The RISC-V SIG-HPC will develop a more detailed roadmap after the ecosystem is solidified. The long-term goal of the RISC-V SIG is to build an open-source ecosystem of hardware and software that can address emerging performance-demanding applications while also accomodating legacy needs.

How many years will that take? Only time will tell, but industry buy-in from big players, like Intel, would certainly help speed that timeline. 

Anton Shilov
Freelance News Writer

Anton Shilov is a Freelance News Writer at Tom’s Hardware US. Over the past couple of decades, he has covered everything from CPUs and GPUs to supercomputers and from modern process technologies and latest fab tools to high-tech industry trends.

  • grlegters
    Maybe they could call it an Increased Instruction Set Computer.
  • グレェ「grey」
    Intel making a bid to buy SiFive might be good for the two of them, but I can't help but wonder how it will be good for RISC-V? SiFive has already publicly prototyped 5nm RISC-V chips via TSMC (also see: https://www.tomshardware.com/news/openfive-tapes-out-5nm-risc-v-soc ). Meanwhile, Micro Magic has demonstrated a 5GHz RISC-V chip operating at 1W last year. It's pretty obvious what RISC-V's wins are, with Linux, FreeBSD and most recently OpenBSD ports already in the works. it's less obvious to me if Intel can do much more than throw a lot of money behind it, and given their reputation, as well as swaths of paid off industry shills, is that a good thing?

    Personally, I am probably most excited by the GaNext Project which is looking to implement RISC-V in Gallium Nitride. Remember when Cray was already iterating GaA (Gallium Arsenide) in the 1980s? That consumer targeted computing is still languishing in the realms of silicon decades later is IMHO, beyond pathetic and the inefficiencies intrinsic to silicon designs in use, particularly relative to the abuse of cryptocurrency miners, have real world global climate change impacts which are empirically measurable with horrific ramifications and such designs and abuses of hardware for short term predatory profits should continually be shunned. Meanwhile, DOD/military affiliated contract designers I know have already released 10+GHz RAM designs to complement presumably as fast or faster CPUs > decade ago. Not that such things are public knowledge to most I guess?

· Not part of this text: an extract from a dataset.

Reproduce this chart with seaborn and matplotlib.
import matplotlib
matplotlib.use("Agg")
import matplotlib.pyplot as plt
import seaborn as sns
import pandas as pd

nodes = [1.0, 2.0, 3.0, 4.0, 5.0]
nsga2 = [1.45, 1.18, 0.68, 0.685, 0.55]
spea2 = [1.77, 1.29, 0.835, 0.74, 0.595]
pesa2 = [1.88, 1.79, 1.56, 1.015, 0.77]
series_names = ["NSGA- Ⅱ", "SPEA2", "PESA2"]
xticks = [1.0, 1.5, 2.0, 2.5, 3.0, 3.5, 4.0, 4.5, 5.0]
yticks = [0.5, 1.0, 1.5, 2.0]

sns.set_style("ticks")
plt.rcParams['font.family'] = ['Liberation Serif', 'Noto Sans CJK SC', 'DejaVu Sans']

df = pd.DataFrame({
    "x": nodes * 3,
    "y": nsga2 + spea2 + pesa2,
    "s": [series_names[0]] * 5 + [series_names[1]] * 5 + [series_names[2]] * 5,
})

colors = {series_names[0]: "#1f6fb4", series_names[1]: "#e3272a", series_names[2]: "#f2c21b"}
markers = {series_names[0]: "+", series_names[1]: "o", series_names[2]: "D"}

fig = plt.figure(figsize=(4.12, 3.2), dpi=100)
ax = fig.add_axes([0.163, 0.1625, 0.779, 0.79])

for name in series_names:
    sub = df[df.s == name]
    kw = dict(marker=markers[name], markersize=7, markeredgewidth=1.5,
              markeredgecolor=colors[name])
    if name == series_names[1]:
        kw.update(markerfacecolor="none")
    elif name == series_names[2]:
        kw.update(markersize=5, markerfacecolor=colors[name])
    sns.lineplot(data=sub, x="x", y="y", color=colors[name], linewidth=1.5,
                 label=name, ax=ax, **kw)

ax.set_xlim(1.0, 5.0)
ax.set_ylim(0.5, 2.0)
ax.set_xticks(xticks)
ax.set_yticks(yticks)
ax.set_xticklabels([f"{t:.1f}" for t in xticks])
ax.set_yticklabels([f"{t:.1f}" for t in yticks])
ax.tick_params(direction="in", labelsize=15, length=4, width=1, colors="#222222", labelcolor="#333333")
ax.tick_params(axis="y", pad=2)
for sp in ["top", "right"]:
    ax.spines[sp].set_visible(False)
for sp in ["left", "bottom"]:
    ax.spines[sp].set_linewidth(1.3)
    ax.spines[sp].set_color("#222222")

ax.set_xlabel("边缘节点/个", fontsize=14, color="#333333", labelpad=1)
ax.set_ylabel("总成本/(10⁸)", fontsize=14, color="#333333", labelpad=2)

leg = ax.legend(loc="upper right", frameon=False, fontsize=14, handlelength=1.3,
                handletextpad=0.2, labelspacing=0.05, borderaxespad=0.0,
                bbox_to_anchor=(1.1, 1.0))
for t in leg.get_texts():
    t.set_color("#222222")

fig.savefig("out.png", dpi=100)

    Per grlegters' comment, while RISC-V is an open freely licensed CPU ISA, others have already implemented custom extensions to it which might be closer to your "Increased Instruction Set Computing" but the core remains reduced, not entirely dissimilar to commercial derivatives of BSD derived codebases (e.g. something such as EMC/Isilon and their OneFS relative to FreeBSD which is the upstream, or Apple and macOS with again, large parts of FreeBSD and some smaller security focused pieces of OpenBSD as their upstream codebases, the upstreams remaining more versatile and with fewer after market gee-whiz features if perhaps less user friendly than the commercial focused derivations). Subsequently, I think RISC-V remaining RISC and reduced in nature, is ideal as it makes derivative works closer to trivial and with already extent parallels in the software world. We've already seen Troy Benjegerdes re-implement the SiFive Unleashed PCB using KiCad thanks to its simple and open nature.

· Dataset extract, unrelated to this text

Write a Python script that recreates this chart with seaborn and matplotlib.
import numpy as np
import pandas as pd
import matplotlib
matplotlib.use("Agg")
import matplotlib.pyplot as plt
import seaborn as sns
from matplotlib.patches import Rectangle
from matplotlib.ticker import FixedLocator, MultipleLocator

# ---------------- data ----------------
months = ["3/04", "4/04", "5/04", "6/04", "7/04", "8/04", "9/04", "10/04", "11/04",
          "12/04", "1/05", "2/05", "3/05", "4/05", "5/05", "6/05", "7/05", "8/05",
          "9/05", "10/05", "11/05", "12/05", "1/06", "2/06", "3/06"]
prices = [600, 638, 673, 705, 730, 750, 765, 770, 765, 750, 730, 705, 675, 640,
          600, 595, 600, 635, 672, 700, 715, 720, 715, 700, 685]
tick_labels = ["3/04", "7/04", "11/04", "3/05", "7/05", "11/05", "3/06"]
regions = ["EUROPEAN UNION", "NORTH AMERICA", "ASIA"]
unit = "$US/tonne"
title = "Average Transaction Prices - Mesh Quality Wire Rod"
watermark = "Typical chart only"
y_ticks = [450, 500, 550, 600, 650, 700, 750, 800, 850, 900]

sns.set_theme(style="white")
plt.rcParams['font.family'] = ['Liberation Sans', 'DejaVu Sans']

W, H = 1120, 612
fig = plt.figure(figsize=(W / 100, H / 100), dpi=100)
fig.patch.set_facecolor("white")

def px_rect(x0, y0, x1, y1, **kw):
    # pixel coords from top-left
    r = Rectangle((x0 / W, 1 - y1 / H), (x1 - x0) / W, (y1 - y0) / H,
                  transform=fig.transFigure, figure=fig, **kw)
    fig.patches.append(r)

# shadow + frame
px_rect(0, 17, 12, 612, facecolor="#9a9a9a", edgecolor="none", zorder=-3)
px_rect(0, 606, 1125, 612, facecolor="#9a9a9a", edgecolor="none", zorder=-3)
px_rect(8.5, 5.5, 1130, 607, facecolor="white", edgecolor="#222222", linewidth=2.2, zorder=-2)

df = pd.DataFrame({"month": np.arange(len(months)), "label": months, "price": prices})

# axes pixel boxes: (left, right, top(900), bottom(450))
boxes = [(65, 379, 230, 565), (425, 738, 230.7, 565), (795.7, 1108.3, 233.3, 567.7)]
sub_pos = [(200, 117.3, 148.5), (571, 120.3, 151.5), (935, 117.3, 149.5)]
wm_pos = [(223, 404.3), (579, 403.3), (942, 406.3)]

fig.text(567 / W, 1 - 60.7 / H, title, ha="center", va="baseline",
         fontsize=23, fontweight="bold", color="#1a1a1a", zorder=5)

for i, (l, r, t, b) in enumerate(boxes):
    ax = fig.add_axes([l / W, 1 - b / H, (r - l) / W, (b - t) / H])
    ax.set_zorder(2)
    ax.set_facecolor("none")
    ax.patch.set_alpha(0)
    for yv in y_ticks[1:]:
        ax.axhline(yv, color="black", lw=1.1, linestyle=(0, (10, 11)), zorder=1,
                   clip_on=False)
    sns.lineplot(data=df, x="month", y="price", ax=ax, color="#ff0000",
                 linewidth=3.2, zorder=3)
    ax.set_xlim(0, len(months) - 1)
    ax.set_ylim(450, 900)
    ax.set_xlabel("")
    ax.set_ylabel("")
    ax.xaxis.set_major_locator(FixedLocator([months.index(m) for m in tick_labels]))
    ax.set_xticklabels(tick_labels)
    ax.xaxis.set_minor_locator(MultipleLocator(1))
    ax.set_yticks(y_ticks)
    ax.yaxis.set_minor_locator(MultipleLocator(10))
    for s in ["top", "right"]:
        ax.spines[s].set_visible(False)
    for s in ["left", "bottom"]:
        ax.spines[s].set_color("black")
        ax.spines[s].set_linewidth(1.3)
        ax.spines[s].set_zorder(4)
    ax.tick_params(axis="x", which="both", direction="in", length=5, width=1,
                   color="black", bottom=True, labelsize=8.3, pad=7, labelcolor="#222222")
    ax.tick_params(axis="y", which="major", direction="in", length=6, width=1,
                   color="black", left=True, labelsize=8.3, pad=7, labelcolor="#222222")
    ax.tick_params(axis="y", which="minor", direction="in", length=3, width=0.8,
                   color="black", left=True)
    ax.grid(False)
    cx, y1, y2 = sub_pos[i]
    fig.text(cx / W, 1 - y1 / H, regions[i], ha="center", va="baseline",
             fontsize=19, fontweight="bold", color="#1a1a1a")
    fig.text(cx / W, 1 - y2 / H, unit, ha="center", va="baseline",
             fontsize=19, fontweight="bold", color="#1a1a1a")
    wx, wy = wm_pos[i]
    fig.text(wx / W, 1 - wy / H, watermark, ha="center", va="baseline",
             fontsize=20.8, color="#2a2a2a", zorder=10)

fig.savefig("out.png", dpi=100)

    After all, RISC-V doesn't even specify an FPU (and really, with unum/posits as an alternative to IEEE-754 floating points, why would a cutting edge CPU ISA attempt to drag an obsolete 20th century design into the 21st century that should have been ditched a while ago?). Other examples of extensions such as BOOM and derivatives are commonplace. MIT has also released xv6 to replace its Lion's Commentary on Unix inspired curricula to being updated to a RISC-V based toolchain, so it's pretty clear what the engineers of the future are being trained on as well.

    Characterizing RISC-V as merely for microcontrollers seems to me, to be doing it a grave disservice.

    While it is great that it will be replacing a lot of embedded systems such as SiFive's HiFive1 as an Arduino drop in replacement as well such as Western Digital's SweRV seem promising, that is far from the whole story and ignores the OS developer targeted systems such as the SiFive Unleashed, Unmatched and more recently the BeagleV as a RISC-V based system filling something closer to the Raspberry Pi niche. Meanwhile, for FPGA folks, if you haven't seen how Olof Kindgren has already crammed > 5000 SERV (his own serial RISC-V implementation) RISC-V cores into an FPGA devkit, I wonder if you even really pay attention to researchers in the field? Dr. Andrew "bunnie" Huang of Hacking the Xbox notoriety hardened handheld Precursor project due out next year is also RISC-V soft-CPU based (being prototyped in FPGA). Even Nvidia has been quite public for years now, that their next generation GPU designs will be using 64bit RISC-V cores, whereas their existing GPUs have been based around 32bit ARM cores (which is presumably why Nvidia has been eager to acquire ARM from SoftBank, because unlike Apple, Nvidia did not have a perpetual license for that CPU ISA).

    The present and future looks brighter and brighter for RISC-V, while I've read that Intel has plans to fab their own RISC-V chips, a SiFive acquisition to me, reads more like an act of desperation from a company that has been "too big to fail". Its Itanium floundering was infamous and even in a dystopia where people often fixate on the negative, it seems baffling to me that apparently too few seem to recall that huge Intel failure despite how recently that was. I would think that Tom's Hardware would recognize its own place in such realms, given how it played such a significant role in that CPU ISA's failing by its continual bad mouthing of Rambus back in the day.
  • mikeinjbay
    @ Grey W.O.W. You certainly know your stuff.
  • hotaru.hino
    グレェ「grey」 said:
    Its Itanium floundering was infamous and even in a dystopia where people often fixate on the negative, it seems baffling to me that apparently too few seem to recall that huge Intel failure despite how recently that was. I would think that Tom's Hardware would recognize its own place in such realms, given how it played such a significant role in that CPU ISA's failing by its continual bad mouthing of Rambus back in the day.
    I think it's easy to point and laugh at Intel about Itanium when hindsight is 20/20. But looking at the landscape in the late 90s regarding large scale computers, there really wasn't something that was considered the de-facto ISA at the time. There's a chart of ISAs used in the TOP500 supercomputers floating around on Wikipedia and by the look of things, around 8-10 ISAs had a fairly significant share in the late 90s. To me, it felt more like Intel (and HP, since HP was involved) wanted to find something that would topple the other ISAs and dominate that market and Intel was hoping their third attempt at it would finally be the one. I don't think Intel ever intended IA-64 to replace IA-32 though.

    NetBurst however, that's more up the normal consumer's alley with regards to Intel's slump.